Nel caso di Brescia, i figli dell’amministratore ricoprivano ruoli chiave come responsabili della produzione e della progettazione software, pur non avendo le competenze tecniche o gestionali necessarie. Il risultato? Colli di bottiglia operativi, ritardi, clienti insoddisfatti.
Rischio
Inefficienza cronica, frustrazione tra i dipendenti, scarsa autorevolezza sul mercato.
Niente deleghe, niente memoria
In molte realtà familiari, non esiste alcuna formalizzazione: le decisioni si prendono a voce, le responsabilità si distribuiscono informalmente, i processi restano nella testa di pochi.
Questo è uno degli elementi che ha pesato di più nei giudizi dei tribunali: assenza di verbali, mancanza di tracciabilità, deleghe mai scritte o mai revocate formalmente. Un vuoto che si traduce, in caso di crisi o conflitto, in inazione, confusione o paralisi.
Rischio
Impossibilità di accertare chi ha deciso cosa, contenziosi societari, perdita di controllo.
Azienda e famiglia: conti mischiati, regole assenti
Infine, l’errore più insidioso: trattare l’azienda come un’estensione del patrimonio familiare. Capita di usare fondi aziendali per spese personali, o di effettuare prelievi non documentati per “coprire una necessità”.
Nel caso esaminato a Cagliari, la cooperativa era diventata, di fatto, una cassa informale per pochi soci privilegiati. Somme elargite senza documenti, compensazioni non registrate, patrimonio comune gestito come se fosse privato.
Rischio
Responsabilità civili e penali, danni reputazionali, sospensione dell’autonomia imprenditoriale.
Da dove cominciare?
Parlare di assetti organizzativi adeguati non significa “appesantire” l’azienda con burocrazia. Significa proteggere il patrimonio costruito in anni di lavoro, renderlo trasparente, trasmissibile, aperto a nuove generazioni o a nuovi soci.

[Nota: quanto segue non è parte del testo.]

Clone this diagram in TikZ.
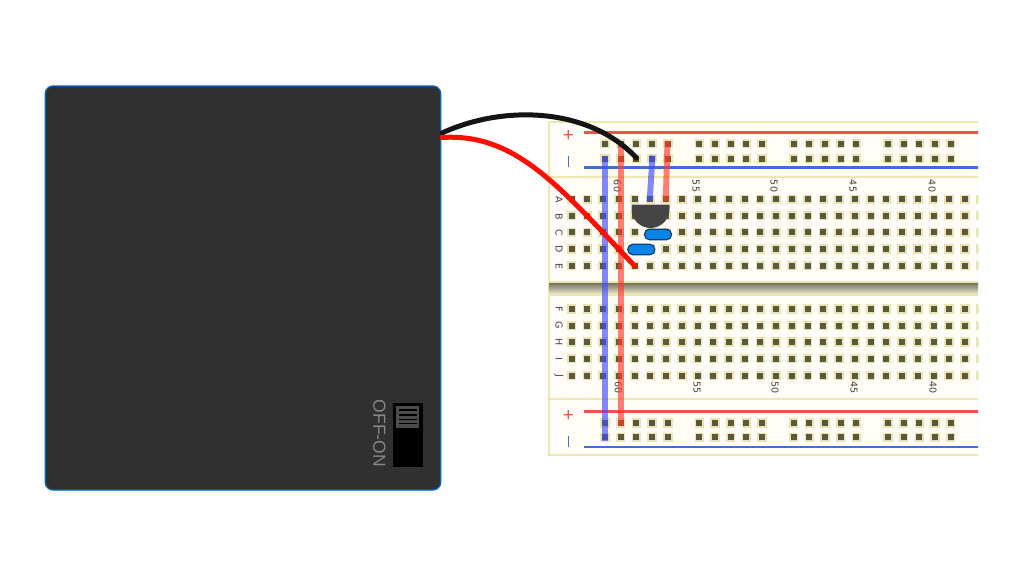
\documentclass[tikz,border=0pt]{standalone}
\usepackage{fontspec}
\setmainfont{Liberation Sans}
\newfontfamily\boardfont{DejaVu Sans}
\usetikzlibrary{positioning}

\definecolor{boardcream}{HTML}{FFFDF6}
\definecolor{boardedge}{HTML}{EDE7B0}
\definecolor{holehalo}{HTML}{E9E5B2}
\definecolor{holedark}{HTML}{5C5840}
\definecolor{railred}{HTML}{F0524A}
\definecolor{railblue}{HTML}{3F6FD8}
\definecolor{wireblue}{HTML}{3F4DFF}
\definecolor{wirered}{HTML}{FF3A2A}
\definecolor{capblue}{HTML}{0A84E8}
\definecolor{capedge}{HTML}{0B3F78}

\begin{document}
\begin{tikzpicture}[
						x=1pt, y=-1pt,
						% Define the looks that repeat
						hole halo/.style={fill=holehalo, draw=none, minimum size=9.5pt, inner sep=0pt},
						hole core/.style={fill=holedark, draw=none, minimum size=6pt, inner sep=0pt},
						rail line/.style={line width=2.2pt},
						board label/.style={rotate=-90, font=\boardfont\fontsize{9.5}{9.5}\selectfont, text=black!75},
						jumper blue/.style={line width=6pt, draw=wireblue, opacity=.65},
						jumper red/.style={line width=6pt, draw=wirered, opacity=.65},
						battery lead/.style={line width=5pt, line cap=round},
						capacitor/.style={rounded corners=5pt, draw=capedge, line width=1.2pt, fill=capblue, minimum width=27pt, minimum height=10.5pt, inner sep=0pt}
						]
						\useasboundingbox (0,0) rectangle (1024,576);
						\fill[white] (0,0) rectangle (1024,576);
						
						% --- Breadboard ---
						\begin{scope}
						\clip (540,110) rectangle (978,470);
						\fill[boardcream] (549,122) rectangle (990,455);
						\draw[boardedge, line width=1.1pt] (549,122) rectangle (990,455);
						\draw[boardedge, line width=1.6pt] (549,177) -- (990,177);
						\draw[boardedge, line width=1.6pt] (549,399) -- (990,399);
						\shade[top color=black!55!boardedge, bottom color=boardedge!45!white] (549,282) rectangle (990,295);
						\draw[boardedge, line width=1.2pt] (549,282) -- (990,282);
						\draw[boardedge, line width=1.2pt] (549,295) -- (990,295);
						
						% Rails
						\draw[rail line, railred] (584,132.5) -- (990,132.5);
						\draw[rail line, railblue] (584,167.5) -- (990,167.5);
						\draw[rail line, railred] (584,411.5) -- (990,411.5);
						\draw[rail line, railblue] (584,447) -- (990,447);
						
						% Rail holes, five per group
						\foreach \rowy in {143.7,158.7,423,437.3}
						\foreach \group in {0,1,2,3}
						\foreach \col in {0,...,4} {
							\node[hole halo] at ({605+\group*94.3+\col*15.7},\rowy) {};
							\node[hole core] at ({605+\group*94.3+\col*15.7},\rowy) {};
						}
						
						% Main holes
						\foreach \rowy in {199.3,215.7,232.3,249,265.7,309,325.5,342,358.7,375.5}
						\foreach \col in {0,...,26} {
							\node[hole halo] at ({571.7+\col*15.73},\rowy) {};
							\node[hole core] at ({571.7+\col*15.73},\rowy) {};
						}
						\end{scope}
						
						% Signs on the rails
						\foreach \signy in {136,416}
						\node[text=railred, font=\fontsize{19}{19}\selectfont] at (568.5,\signy) {+};
						\foreach \signy in {161,441}
						\draw[railblue, line width=1pt] (568.5,\signy-5.5) -- (568.5,\signy+5.5);
						
						% Row letters and column numbers
						\foreach \letter/\rowy in {A/200,B/216.5,C/233,D/249.5,E/266,F/309,G/325.5,H/342,I/359,J/376}
						\node[board label] at (559,\rowy) {\letter};
						\foreach \num/\colx in {60/617.3,55/696,50/774,45/853,40/932}
						\node[board label] at (\colx,186) {\num};
						\foreach \num/\colx in {60/618.3,55/697,50/775,45/854,40/933}
						\node[board label] at (\colx,387.5) {\num};
						
						% Ends of the jumpers
						\coordinate (bluetop) at (605,155.5);
						\coordinate (bluebot) at (605,440.5);
						\coordinate (redtop) at (620.7,145);
						\coordinate (redbot) at (620.7,426);
						\coordinate (pinblue) at (652.5,155.5);
						\coordinate (pinbluelow) at (649.7,201);
						\coordinate (pinred) at (667.5,141);
						\coordinate (pinredlow) at (665.8,201);
						
						% --- Draw the jumpers ---
						\draw[jumper blue] (bluetop) -- (bluebot);
						\draw[jumper red] (redtop) -- (redbot);
						\draw[jumper blue] (pinblue) -- (pinbluelow);
						\draw[jumper red] (pinred) -- (pinredlow);
						
						% Transistor and capacitors
						\fill[black!73] (631.5,204.5) -- (669.5,204.5) -- (669.5,209) arc[start angle=0, end angle=-180, x radius=19pt, y radius=19pt] -- cycle;
						\node[capacitor] (capA) at (658,234.5) {};
						\node[capacitor] (capB) at (641.3,249.5) {};
						
						% --- Battery pack ---
						\node[draw=black!40!blue!60!cyan, line width=1.4pt, fill=black!81, rounded corners=8pt, minimum width=395.5pt, minimum height=404pt, inner sep=0pt] (batt) at (243,288) {};
						\node[fill=black, minimum width=30pt, minimum height=64pt, inner sep=0pt] (switch) at (408,434.5) {};
						\node[fill=black!70, minimum width=23.5pt, minimum height=22pt, inner sep=0pt] (slider) at (407.5,417) {};
						\foreach \liney in {410,415,419.3,423.3}
						\draw[black, line width=1.2pt] (399,\liney) -- (416.7,\liney);
						\node[rotate=-90, text=black!47, font=\fontsize{17.5}{17.5}\selectfont] (label) at (379.5,433.3) {OFF-ON};
						
						% --- Draw the battery leads ---
						\coordinate (leadblack) at (442,133);
						\coordinate (leadred) at (442,137.5);
						\coordinate (blackend) at (636.5,158);
						\coordinate (redend) at (634.7,266);
						\draw[battery lead, black!92] (leadblack) .. controls (505,104) and (590,108) .. (blackend);
						\draw[battery lead, red!90!orange] (leadred) .. controls (515,133) and (558,185) .. (redend);
					\end{tikzpicture}
\end{document}
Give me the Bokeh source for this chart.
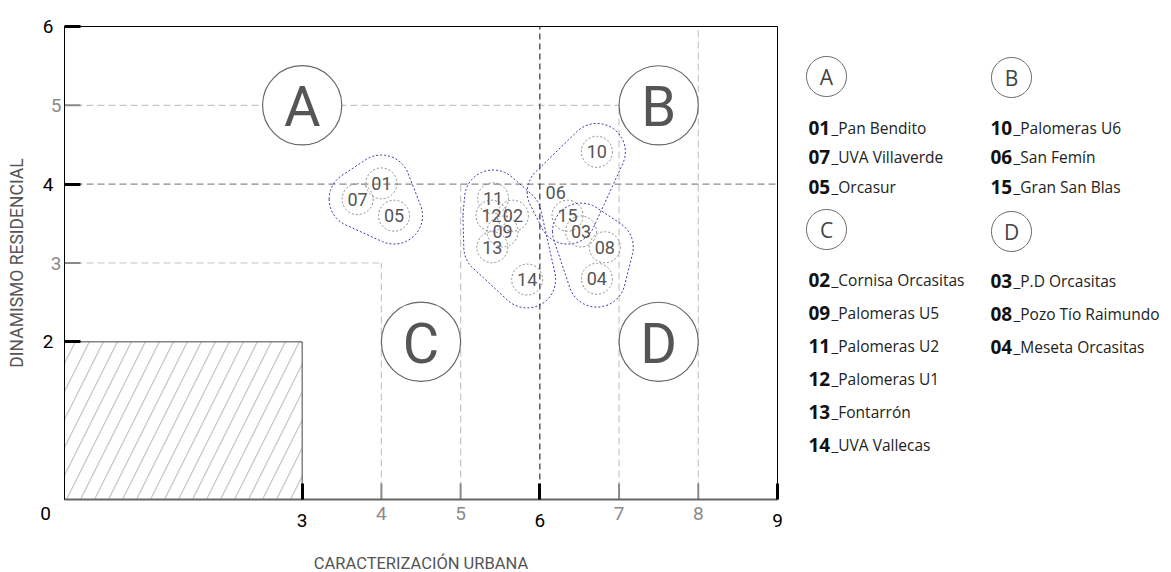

I casi giudiziari di cui sopra non sono eccezioni: sono il segnale di un’evoluzione in corso. I giudici oggi si aspettano, anche dalle PMI familiari, serietà nella gestione, formalità nelle decisioni, equilibrio nei poteri
Meglio agire prima che subire
Il Codice della Crisi ha reso esplicito un principio semplice: la buona gestione è un obbligo legale, non solo una scelta strategica. Attendere che una crisi imponga un cambiamento può significare perdere il controllo, la reputazione, o la proprietà stessa dell’impresa.
Investire oggi sulla governance familiare significa garantire un domani all’impresa. Non è un lusso. È una responsabilità.
Ecco alcuni strumenti concreti per cominciare a costruire assetti sani:
- Valutazione esterna degli assetti esistenti.
- Deleghe formali e chiara separazione tra ruoli.
- Monitoraggio costante dei numeri e dei flussi di cassa.
- Percorsi formativi per i familiari, in base al ruolo.
- Separazione contabile e patrimoniale tra famiglia e impresa.